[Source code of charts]

******

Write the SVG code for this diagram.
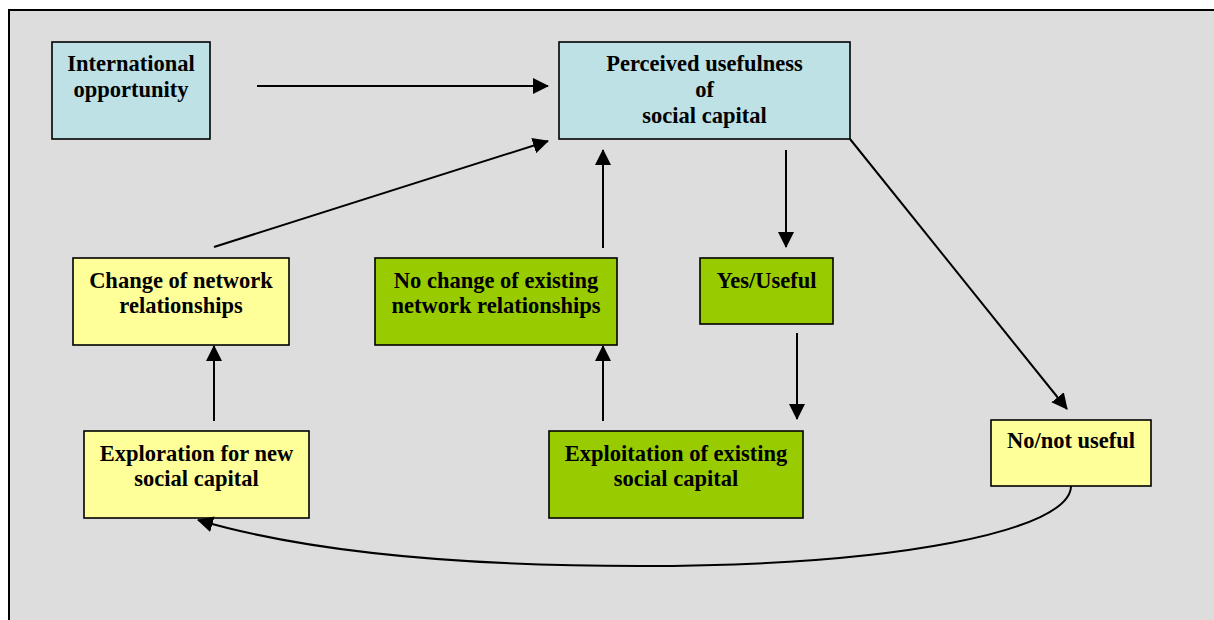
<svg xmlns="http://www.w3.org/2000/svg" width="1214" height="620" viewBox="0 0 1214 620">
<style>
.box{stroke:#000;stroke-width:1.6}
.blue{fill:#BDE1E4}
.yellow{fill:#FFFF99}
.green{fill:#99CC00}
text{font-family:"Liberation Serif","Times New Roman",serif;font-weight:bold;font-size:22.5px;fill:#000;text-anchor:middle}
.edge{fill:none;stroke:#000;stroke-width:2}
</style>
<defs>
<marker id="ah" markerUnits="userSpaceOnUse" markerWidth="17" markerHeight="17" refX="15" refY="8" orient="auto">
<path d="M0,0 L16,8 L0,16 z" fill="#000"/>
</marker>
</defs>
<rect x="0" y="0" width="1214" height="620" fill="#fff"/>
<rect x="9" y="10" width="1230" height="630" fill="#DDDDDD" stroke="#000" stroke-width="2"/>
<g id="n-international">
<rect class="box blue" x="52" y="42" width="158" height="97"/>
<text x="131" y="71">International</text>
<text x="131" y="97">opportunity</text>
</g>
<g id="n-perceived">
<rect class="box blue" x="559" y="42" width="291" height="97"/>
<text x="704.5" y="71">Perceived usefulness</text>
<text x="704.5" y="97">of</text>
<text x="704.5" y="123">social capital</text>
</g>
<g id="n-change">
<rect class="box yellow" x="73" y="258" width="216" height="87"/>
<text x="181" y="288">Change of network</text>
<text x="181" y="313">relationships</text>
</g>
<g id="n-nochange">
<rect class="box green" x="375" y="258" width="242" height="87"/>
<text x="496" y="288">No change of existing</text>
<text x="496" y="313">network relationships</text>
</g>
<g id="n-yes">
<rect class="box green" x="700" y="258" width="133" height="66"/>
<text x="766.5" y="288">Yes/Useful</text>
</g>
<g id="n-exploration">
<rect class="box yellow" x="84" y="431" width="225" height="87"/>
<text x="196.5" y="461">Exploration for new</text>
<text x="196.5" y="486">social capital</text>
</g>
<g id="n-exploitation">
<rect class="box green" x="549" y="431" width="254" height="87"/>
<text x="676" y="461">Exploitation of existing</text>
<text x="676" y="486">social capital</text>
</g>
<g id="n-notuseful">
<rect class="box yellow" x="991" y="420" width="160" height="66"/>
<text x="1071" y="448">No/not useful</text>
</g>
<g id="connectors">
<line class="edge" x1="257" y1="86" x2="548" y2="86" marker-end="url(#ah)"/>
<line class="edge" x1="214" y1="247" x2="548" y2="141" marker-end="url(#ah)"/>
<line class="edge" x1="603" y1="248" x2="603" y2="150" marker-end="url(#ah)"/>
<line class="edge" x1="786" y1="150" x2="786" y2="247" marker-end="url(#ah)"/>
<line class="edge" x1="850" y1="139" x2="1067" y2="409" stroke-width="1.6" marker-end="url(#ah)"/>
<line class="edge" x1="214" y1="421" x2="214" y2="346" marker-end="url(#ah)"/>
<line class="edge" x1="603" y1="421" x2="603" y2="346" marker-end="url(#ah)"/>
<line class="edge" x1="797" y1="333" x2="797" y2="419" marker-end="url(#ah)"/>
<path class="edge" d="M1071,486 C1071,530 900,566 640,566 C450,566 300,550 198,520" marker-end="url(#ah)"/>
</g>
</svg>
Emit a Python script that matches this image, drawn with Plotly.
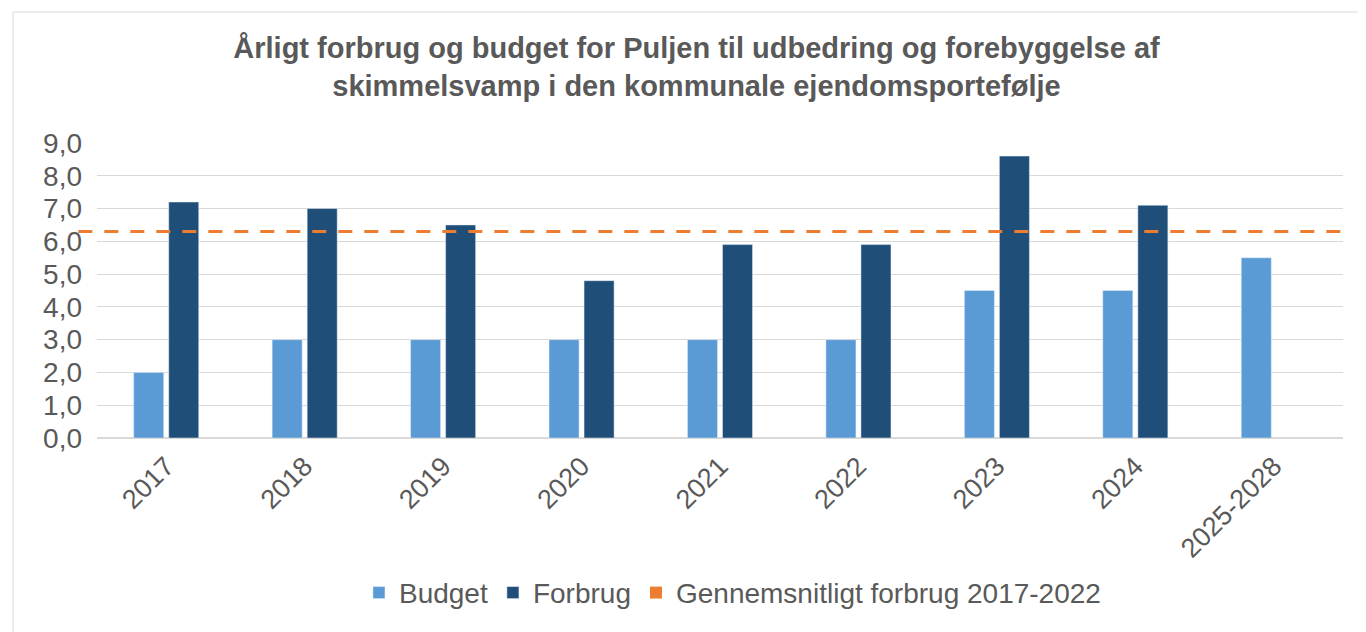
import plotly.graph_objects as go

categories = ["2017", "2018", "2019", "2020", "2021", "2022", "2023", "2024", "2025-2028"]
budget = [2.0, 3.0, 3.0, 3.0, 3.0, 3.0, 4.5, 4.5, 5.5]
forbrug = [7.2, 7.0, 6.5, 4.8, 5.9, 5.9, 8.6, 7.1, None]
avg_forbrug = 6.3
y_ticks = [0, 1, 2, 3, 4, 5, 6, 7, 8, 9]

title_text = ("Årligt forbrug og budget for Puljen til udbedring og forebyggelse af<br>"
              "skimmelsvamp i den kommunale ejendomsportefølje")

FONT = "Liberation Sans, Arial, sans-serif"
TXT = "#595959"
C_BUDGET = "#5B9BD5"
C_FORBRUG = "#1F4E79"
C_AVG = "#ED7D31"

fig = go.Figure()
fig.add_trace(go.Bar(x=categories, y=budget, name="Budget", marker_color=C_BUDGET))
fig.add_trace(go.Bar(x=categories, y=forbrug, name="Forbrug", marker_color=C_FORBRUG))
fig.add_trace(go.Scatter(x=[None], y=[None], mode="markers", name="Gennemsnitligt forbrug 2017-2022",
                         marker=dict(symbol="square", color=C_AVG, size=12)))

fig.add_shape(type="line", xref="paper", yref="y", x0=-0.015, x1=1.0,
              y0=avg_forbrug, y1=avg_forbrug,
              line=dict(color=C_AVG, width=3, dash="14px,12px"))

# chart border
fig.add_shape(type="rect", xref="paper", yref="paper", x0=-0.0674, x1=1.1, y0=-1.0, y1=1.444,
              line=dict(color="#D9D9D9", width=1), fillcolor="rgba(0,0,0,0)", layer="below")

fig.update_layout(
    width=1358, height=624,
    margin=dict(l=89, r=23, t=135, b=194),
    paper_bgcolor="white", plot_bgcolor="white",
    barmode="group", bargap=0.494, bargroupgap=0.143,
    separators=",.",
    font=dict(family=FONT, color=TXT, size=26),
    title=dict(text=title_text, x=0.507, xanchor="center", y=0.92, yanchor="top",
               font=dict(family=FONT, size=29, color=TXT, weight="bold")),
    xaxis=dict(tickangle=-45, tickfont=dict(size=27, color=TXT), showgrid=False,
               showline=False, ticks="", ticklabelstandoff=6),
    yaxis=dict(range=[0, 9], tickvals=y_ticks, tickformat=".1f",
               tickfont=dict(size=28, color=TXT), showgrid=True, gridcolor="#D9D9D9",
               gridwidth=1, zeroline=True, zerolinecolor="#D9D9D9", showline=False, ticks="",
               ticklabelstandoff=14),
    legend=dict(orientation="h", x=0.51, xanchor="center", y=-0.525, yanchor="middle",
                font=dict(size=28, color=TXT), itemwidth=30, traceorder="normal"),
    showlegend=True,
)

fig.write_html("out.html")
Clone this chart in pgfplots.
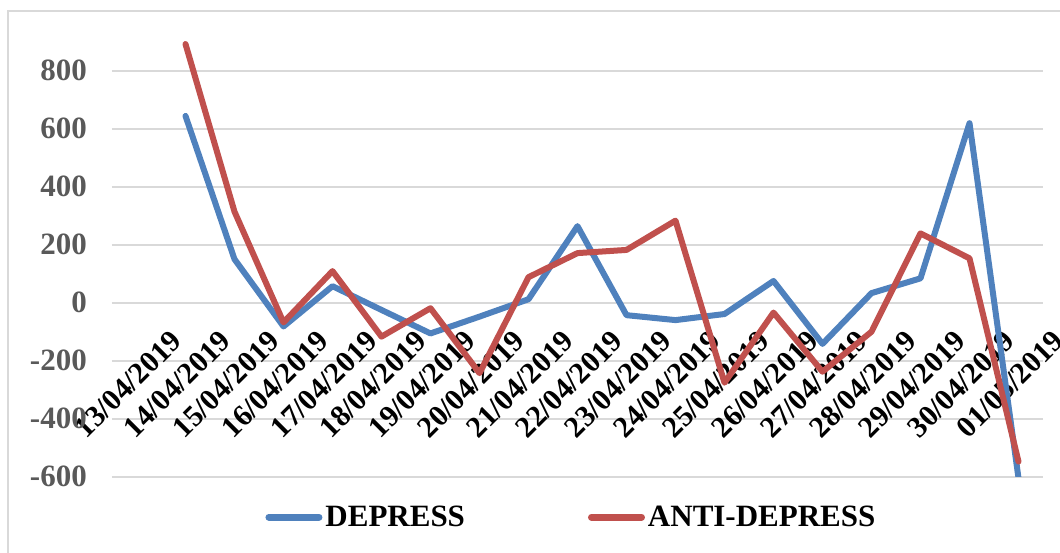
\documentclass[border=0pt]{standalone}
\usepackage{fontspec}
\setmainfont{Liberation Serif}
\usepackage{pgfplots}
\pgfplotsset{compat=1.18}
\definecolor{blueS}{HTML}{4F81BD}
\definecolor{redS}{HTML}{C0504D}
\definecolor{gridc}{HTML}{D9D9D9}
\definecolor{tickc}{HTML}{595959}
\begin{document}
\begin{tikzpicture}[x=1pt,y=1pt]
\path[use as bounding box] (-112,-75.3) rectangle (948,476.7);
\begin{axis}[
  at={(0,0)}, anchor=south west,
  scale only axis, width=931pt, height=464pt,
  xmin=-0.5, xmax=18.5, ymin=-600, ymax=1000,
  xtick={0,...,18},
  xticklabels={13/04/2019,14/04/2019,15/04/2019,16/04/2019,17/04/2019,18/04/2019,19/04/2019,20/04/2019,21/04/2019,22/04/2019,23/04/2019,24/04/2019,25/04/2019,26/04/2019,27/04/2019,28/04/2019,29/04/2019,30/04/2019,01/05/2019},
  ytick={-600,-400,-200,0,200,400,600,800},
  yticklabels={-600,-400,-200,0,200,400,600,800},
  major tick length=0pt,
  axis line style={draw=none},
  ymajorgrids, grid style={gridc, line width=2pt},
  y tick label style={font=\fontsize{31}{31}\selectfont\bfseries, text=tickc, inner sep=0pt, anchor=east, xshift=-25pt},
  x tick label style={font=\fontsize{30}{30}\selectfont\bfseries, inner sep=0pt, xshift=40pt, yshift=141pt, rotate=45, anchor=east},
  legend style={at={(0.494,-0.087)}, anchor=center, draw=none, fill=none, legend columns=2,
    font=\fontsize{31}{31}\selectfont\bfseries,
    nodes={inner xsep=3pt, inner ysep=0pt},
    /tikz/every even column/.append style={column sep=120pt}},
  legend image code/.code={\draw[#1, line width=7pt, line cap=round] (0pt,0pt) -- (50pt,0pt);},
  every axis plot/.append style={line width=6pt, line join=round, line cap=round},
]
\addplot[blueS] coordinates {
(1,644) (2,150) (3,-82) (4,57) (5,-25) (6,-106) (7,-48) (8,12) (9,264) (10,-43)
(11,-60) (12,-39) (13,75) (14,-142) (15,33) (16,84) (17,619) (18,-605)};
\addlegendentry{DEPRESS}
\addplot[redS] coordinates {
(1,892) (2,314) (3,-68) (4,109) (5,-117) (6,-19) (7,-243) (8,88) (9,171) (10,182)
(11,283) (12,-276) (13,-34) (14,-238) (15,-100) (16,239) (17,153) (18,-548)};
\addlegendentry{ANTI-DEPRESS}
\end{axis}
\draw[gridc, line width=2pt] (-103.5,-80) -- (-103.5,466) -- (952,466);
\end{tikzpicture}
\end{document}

******

Exercise instructions: Collect, from the material above, every line containing the word "image".

Answer for the task:
Emit a Python script that matches this image, drawn with Plotly.
  legend image code/.code={\draw[#1, line width=7pt, line cap=round] (0pt,0pt) -- (50pt,0pt);},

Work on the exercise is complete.